◆ EXTRACTED MATERIAL:
□ □ □

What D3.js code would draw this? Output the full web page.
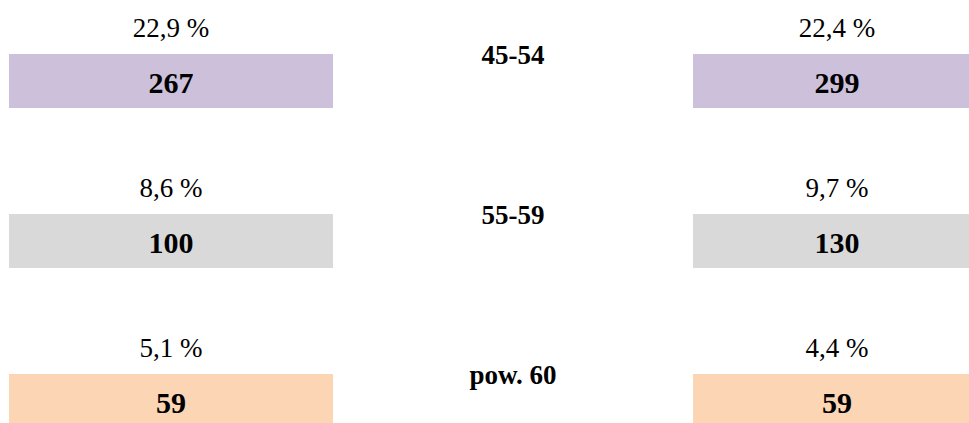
<!DOCTYPE html>
<html>
<head>
<meta charset="utf-8">
<script src="https://cdn.jsdelivr.net/npm/d3@7"></script>
<style>
  html, body { margin: 0; padding: 0; background: #fff; overflow: hidden; }
  svg { display: block; }
</style>
</head>
<body>
<svg id="chart" width="969" height="423"></svg>
<script>
const categories = ["45-54", "55-59", "pow. 60"];
const leftValues = [267, 100, 59];
const rightValues = [299, 130, 59];
const leftPct = ["22,9 %", "8,6 %", "5,1 %"];
const rightPct = ["22,4 %", "9,7 %", "4,4 %"];
const rowColors = ["#CCC0DA", "#D9D9D9", "#FCD5B4"];

const svg = d3.select("#chart");
const font = "'Liberation Serif', 'Times New Roman', serif";

// rows: each row has a pitch of 160px; box top at 54 + i*160
const y = d3.scaleBand().domain(categories).range([-52, 428]).paddingInner(0).paddingOuter(0);
// columns
const x = d3.scaleOrdinal().domain(["left", "right"]).range([9, 693]);
const colW = { left: 324, right: 288 };

const sides = [
  { key: "left", values: leftValues, pct: leftPct },
  { key: "right", values: rightValues, pct: rightPct }
];

const rows = svg.selectAll("g.row").data(categories).join("g")
  .attr("class", "row")
  .attr("transform", d => `translate(0,${y(d)})`);

sides.forEach(s => {
  const cx = x(s.key) + colW[s.key] / 2;
  rows.append("rect")
    .attr("x", x(s.key))
    .attr("y", 106)
    .attr("width", colW[s.key])
    .attr("height", 54)
    .attr("fill", (d, i) => rowColors[i]);
  rows.append("text")
    .attr("x", cx)
    .attr("y", 88.5)
    .attr("text-anchor", "middle")
    .attr("font-family", font)
    .attr("font-size", 27)
    .attr("fill", "#000")
    .text((d, i) => s.pct[i]);
  rows.append("text")
    .attr("x", cx)
    .attr("y", 144.5)
    .attr("text-anchor", "middle")
    .attr("font-family", font)
    .attr("font-size", 30)
    .attr("font-weight", "bold")
    .attr("fill", "#000")
    .text((d, i) => s.values[i]);
});

rows.append("text")
  .attr("x", 513)
  .attr("y", 116)
  .attr("text-anchor", "middle")
  .attr("font-family", font)
  .attr("font-size", 27)
  .attr("font-weight", "bold")
  .attr("fill", "#000")
  .text(d => d);
</script>
</body>
</html>
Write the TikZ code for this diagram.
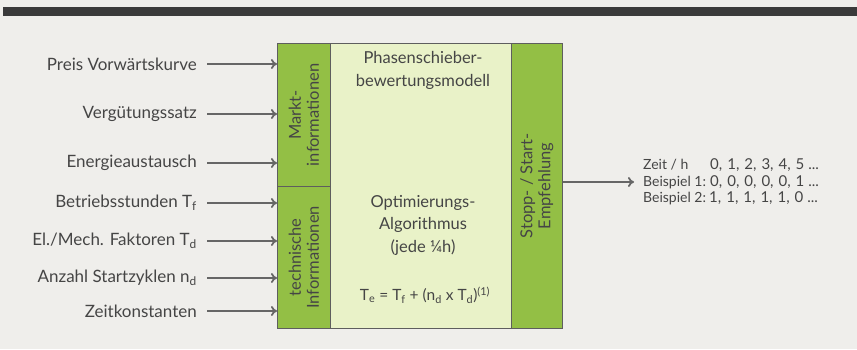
\documentclass[tikz,border=0pt]{standalone}
\usepackage{fontspec}
\setmainfont{Lato}
\usetikzlibrary{arrows.meta}
\definecolor{bg}{HTML}{EFEEEB}
\definecolor{bar}{HTML}{3A3A3A}
\definecolor{grn}{HTML}{93BF45}
\definecolor{lgrn}{HTML}{E9F2C8}
\definecolor{frame}{HTML}{5E5E5E}
\definecolor{txt}{HTML}{454545}
\definecolor{arr}{HTML}{666666}
\newcommand\vsep{,\hspace{5pt}}
\newcommand\vals[1]{{\fontsize{15}{16.5}\selectfont #1}}
\tikzset{
  lbl/.style={anchor=east, inner sep=0pt, text=txt, font=\fontsize{17}{19}\selectfont},
  inarrow/.style={draw=arr, line width=2pt, -{To[length=6pt,width=10pt,line width=1.8pt]}},
  col/.style={fill=grn, draw=frame, line width=0.8pt},
  vtxt/.style={rotate=90, text=txt, align=center, font=\fontsize{16.5}{18}\selectfont, inner sep=0pt},
  mtxt/.style={text=txt, align=center, font=\fontsize{16.5}{23}\selectfont, inner sep=0pt}
}
\begin{document}
\begin{tikzpicture}[x=1pt,y=-1pt]
\fill[bg] (0,0) rectangle (857,349);
\useasboundingbox (0,0) rectangle (857,349);
\fill[bar] (3,7) rectangle (857,16);
% main block
\node[draw=frame, fill=lgrn, line width=0.8pt, minimum width=285pt, minimum height=285pt, inner sep=0pt, anchor=north west] (box) at (277,43) {};
\node[col, minimum width=53pt, minimum height=143pt, inner sep=0pt, anchor=north west] (mk) at (277,43) {};
\node[col, minimum width=53pt, minimum height=142pt, inner sep=0pt, anchor=north west] (ti) at (277,186) {};
\node[col, minimum width=51pt, minimum height=285pt, inner sep=0pt, anchor=north west] (ss) at (511,43) {};
\draw[frame, line width=0.8pt] (box.north west) rectangle (box.south east);
% column texts
\node[vtxt] (mkt) at (mk.center) {Markt-\\informationen};
\node[vtxt] (tit) at (ti.center) {technische\\Informationen};
\node[vtxt] (sst) at (ss.center) {Stopp- / Start-\\Empfehlung};
% middle texts
\node[mtxt] (ph) at (423,70) {Phasenschieber-\\bewertungsmodell};
\node[mtxt, font=\fontsize{16.5}{22.5}\selectfont] (opt) at (423,225) {Optimierungs-\\Algorithmus\\(jede ¼h)};
\node[mtxt, font=\fontsize{15.5}{18}\selectfont] (form) at (425,295) {T\textsubscript{e} = T\textsubscript{f} + (n\textsubscript{d} x T\textsubscript{d})\textsuperscript{(1)}};
% inputs
\node[lbl] (i1) at (197,64) {Preis Vorwärtskurve};
\node[lbl] (i2) at (197,114) {Vergütungssatz};
\node[lbl] (i3) at (197,163) {Energieaustausch};
\node[lbl] (i4) at (197,203) {Betriebsstunden T\textsubscript{f}};
\node[lbl] (i5) at (197,241) {El./Mech. Faktoren T\textsubscript{d}};
\node[lbl] (i6) at (197,278) {Anzahl Startzyklen n\textsubscript{d}};
\node[lbl] (i7) at (197,311) {Zeitkonstanten};
\foreach \i in {1,...,7}{
  \draw[inarrow] ([xshift=10pt]i\i.east) -- (i\i.east -| box.west);
}
% output
\node[anchor=west, inner sep=0pt, text=txt, align=left, font=\fontsize{14}{16.5}\selectfont] (out) at (643,182)
{\makebox[67pt][l]{Zeit / h}\vals{0\vsep 1\vsep 2\vsep 3\vsep 4\vsep 5 ...}\\
 \makebox[67pt][l]{Beispiel 1:}\vals{0\vsep 0\vsep 0\vsep 0\vsep 0\vsep 1 ...}\\
 \makebox[66pt][l]{Beispiel 2:}\vals{1\vsep 1\vsep 1\vsep 1\vsep 1\vsep 0 ...}};
\draw[inarrow] (box.east |- out.west) -- ([xshift=-9pt]out.west);
\end{tikzpicture}
\end{document}
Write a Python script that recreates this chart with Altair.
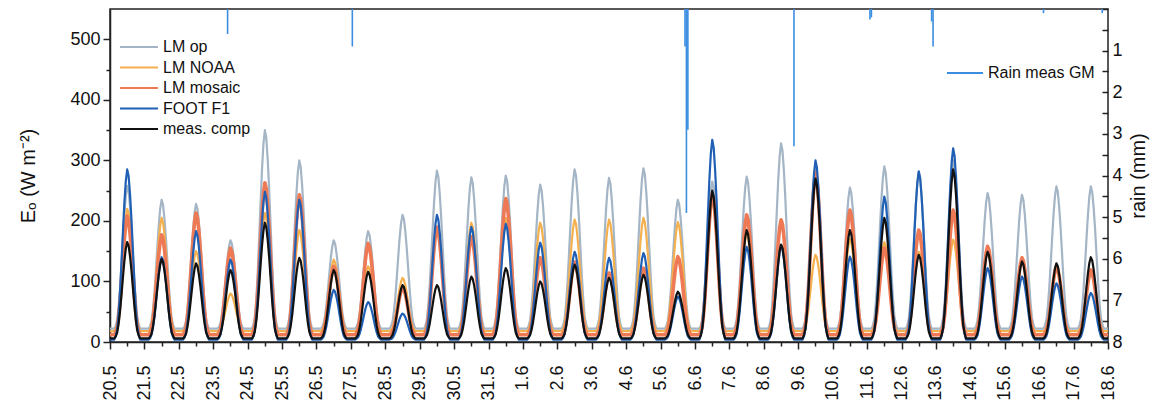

□ □ □

Transcribe exactly, please, the lines between the start of the records above and the line holding "Serif', 'Times New", counting both of those lines and omitting pictures.

What D3.js code would draw this? Output the full web page.
<!DOCTYPE html>
<html>
<head>
<meta charset="utf-8">
<script src="https://cdn.jsdelivr.net/npm/d3@7"></script>
<style>
  html, body { margin: 0; padding: 0; background: #fff; overflow: hidden; }
  svg { display: block; }
</style>
</head>
<body>
<svg id="chart" width="969" height="423"></svg>
<script>
const categories = ["45-54", "55-59", "pow. 60"];
const leftValues = [267, 100, 59];
const rightValues = [299, 130, 59];
const leftPct = ["22,9 %", "8,6 %", "5,1 %"];
const rightPct = ["22,4 %", "9,7 %", "4,4 %"];
const rowColors = ["#CCC0DA", "#D9D9D9", "#FCD5B4"];

const svg = d3.select("#chart");
const font = "'Liberation Serif', 'Times New Roman', serif";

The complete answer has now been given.